**Dataset extract:**
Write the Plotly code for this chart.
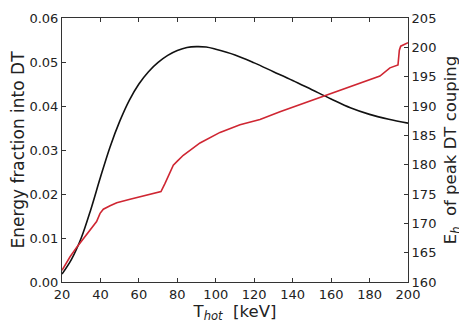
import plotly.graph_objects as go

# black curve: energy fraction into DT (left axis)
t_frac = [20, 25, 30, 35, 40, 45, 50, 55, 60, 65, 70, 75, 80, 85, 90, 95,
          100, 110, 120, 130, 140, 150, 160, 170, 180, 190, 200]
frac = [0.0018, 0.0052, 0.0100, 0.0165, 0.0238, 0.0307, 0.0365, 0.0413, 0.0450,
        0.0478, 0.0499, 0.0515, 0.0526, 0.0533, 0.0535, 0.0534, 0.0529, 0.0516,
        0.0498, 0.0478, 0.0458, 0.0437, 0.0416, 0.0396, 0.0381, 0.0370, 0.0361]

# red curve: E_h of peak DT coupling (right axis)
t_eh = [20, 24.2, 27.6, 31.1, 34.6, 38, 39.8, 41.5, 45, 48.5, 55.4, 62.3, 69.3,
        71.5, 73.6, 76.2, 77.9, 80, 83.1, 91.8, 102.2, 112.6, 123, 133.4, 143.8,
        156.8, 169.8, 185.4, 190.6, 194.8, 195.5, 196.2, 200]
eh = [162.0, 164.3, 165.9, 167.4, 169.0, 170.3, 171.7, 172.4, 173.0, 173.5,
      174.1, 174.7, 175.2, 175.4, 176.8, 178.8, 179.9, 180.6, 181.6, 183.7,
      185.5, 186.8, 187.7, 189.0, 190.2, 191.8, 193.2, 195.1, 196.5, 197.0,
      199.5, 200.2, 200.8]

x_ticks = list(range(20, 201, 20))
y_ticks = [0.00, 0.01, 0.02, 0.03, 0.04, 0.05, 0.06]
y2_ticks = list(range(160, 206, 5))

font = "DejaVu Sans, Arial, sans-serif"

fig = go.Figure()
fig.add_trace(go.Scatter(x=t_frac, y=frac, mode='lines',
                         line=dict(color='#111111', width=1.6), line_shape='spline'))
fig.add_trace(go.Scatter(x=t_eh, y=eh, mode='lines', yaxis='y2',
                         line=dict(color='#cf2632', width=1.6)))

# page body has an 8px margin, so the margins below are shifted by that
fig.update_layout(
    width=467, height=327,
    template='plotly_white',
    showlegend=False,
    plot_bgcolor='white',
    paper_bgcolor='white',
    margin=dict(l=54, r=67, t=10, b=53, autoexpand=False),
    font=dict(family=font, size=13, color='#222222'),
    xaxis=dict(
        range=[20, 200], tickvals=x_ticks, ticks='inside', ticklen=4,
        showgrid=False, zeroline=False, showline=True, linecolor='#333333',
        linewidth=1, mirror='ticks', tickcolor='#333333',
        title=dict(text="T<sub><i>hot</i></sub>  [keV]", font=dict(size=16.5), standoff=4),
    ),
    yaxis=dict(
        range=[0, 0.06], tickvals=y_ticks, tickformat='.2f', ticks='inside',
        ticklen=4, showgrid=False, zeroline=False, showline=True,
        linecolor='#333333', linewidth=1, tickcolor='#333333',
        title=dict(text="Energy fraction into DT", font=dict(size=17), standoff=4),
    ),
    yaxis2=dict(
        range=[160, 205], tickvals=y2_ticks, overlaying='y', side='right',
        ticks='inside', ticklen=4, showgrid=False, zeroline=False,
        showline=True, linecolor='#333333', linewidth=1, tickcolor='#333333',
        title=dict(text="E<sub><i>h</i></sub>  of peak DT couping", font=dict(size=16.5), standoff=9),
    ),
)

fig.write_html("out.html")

**Prompt:** From the opening line of the listing above through the line bearing "import plotly.graph_objects as go", repeat each line exactly. Drop every picture.

**Result of this exercise:**
Write the Plotly code for this chart.
import plotly.graph_objects as go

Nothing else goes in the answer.